- [DATA LINES]

■ ■ ■

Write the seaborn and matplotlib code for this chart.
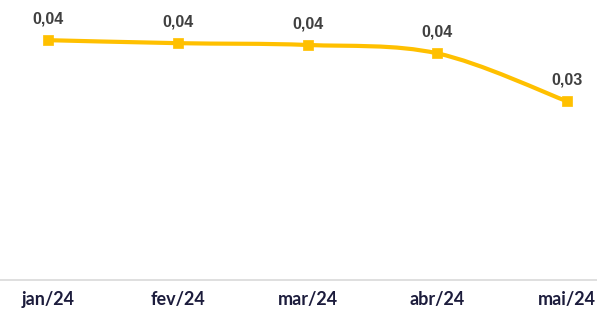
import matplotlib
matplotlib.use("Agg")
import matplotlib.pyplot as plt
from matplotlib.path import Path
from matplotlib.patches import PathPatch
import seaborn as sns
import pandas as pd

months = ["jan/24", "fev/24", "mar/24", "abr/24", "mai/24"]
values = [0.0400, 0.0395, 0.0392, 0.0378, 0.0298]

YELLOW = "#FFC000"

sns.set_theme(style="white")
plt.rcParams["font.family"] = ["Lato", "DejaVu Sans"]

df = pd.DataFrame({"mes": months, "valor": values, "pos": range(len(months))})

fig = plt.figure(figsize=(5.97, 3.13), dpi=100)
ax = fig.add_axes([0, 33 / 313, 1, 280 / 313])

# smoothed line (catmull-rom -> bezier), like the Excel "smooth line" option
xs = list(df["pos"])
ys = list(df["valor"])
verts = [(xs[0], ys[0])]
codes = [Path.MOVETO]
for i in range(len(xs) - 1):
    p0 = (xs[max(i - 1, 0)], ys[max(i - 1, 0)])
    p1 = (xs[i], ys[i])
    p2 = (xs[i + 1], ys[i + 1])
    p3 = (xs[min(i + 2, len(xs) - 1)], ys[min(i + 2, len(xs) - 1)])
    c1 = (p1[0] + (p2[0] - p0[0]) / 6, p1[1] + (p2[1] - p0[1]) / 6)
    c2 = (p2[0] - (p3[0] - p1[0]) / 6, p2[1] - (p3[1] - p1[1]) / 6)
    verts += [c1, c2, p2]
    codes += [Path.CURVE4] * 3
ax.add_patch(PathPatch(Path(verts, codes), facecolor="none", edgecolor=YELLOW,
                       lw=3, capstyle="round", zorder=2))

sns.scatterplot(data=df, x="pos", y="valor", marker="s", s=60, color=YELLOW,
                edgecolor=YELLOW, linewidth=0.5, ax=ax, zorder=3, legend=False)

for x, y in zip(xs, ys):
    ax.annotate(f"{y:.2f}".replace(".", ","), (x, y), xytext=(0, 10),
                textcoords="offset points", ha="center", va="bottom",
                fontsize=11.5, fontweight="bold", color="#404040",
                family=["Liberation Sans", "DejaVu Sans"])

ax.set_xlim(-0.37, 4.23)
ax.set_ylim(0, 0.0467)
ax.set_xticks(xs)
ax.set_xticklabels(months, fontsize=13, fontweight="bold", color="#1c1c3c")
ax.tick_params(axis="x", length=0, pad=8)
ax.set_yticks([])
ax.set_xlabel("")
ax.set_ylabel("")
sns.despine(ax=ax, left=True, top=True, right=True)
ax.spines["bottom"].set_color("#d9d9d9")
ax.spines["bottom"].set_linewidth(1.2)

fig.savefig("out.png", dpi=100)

■ ■ ■

- [WORK REQUIRED]
Quote, exactly and only, the lines from the first line of the data above through the line containing "edgecolor=YELLOW, linewidth=0.5, ax=ax, zorder=3, legend=False)". The pictures do not belong in it.

- [EXERCISE OUTPUT]
Write the seaborn and matplotlib code for this chart.
import matplotlib
matplotlib.use("Agg")
import matplotlib.pyplot as plt
from matplotlib.path import Path
from matplotlib.patches import PathPatch
import seaborn as sns
import pandas as pd

months = ["jan/24", "fev/24", "mar/24", "abr/24", "mai/24"]
values = [0.0400, 0.0395, 0.0392, 0.0378, 0.0298]

YELLOW = "#FFC000"

sns.set_theme(style="white")
plt.rcParams["font.family"] = ["Lato", "DejaVu Sans"]

df = pd.DataFrame({"mes": months, "valor": values, "pos": range(len(months))})

fig = plt.figure(figsize=(5.97, 3.13), dpi=100)
ax = fig.add_axes([0, 33 / 313, 1, 280 / 313])

# smoothed line (catmull-rom -> bezier), like the Excel "smooth line" option
xs = list(df["pos"])
ys = list(df["valor"])
verts = [(xs[0], ys[0])]
codes = [Path.MOVETO]
for i in range(len(xs) - 1):
    p0 = (xs[max(i - 1, 0)], ys[max(i - 1, 0)])
    p1 = (xs[i], ys[i])
    p2 = (xs[i + 1], ys[i + 1])
    p3 = (xs[min(i + 2, len(xs) - 1)], ys[min(i + 2, len(xs) - 1)])
    c1 = (p1[0] + (p2[0] - p0[0]) / 6, p1[1] + (p2[1] - p0[1]) / 6)
    c2 = (p2[0] - (p3[0] - p1[0]) / 6, p2[1] - (p3[1] - p1[1]) / 6)
    verts += [c1, c2, p2]
    codes += [Path.CURVE4] * 3
ax.add_patch(PathPatch(Path(verts, codes), facecolor="none", edgecolor=YELLOW,
                       lw=3, capstyle="round", zorder=2))

sns.scatterplot(data=df, x="pos", y="valor", marker="s", s=60, color=YELLOW,
                edgecolor=YELLOW, linewidth=0.5, ax=ax, zorder=3, legend=False)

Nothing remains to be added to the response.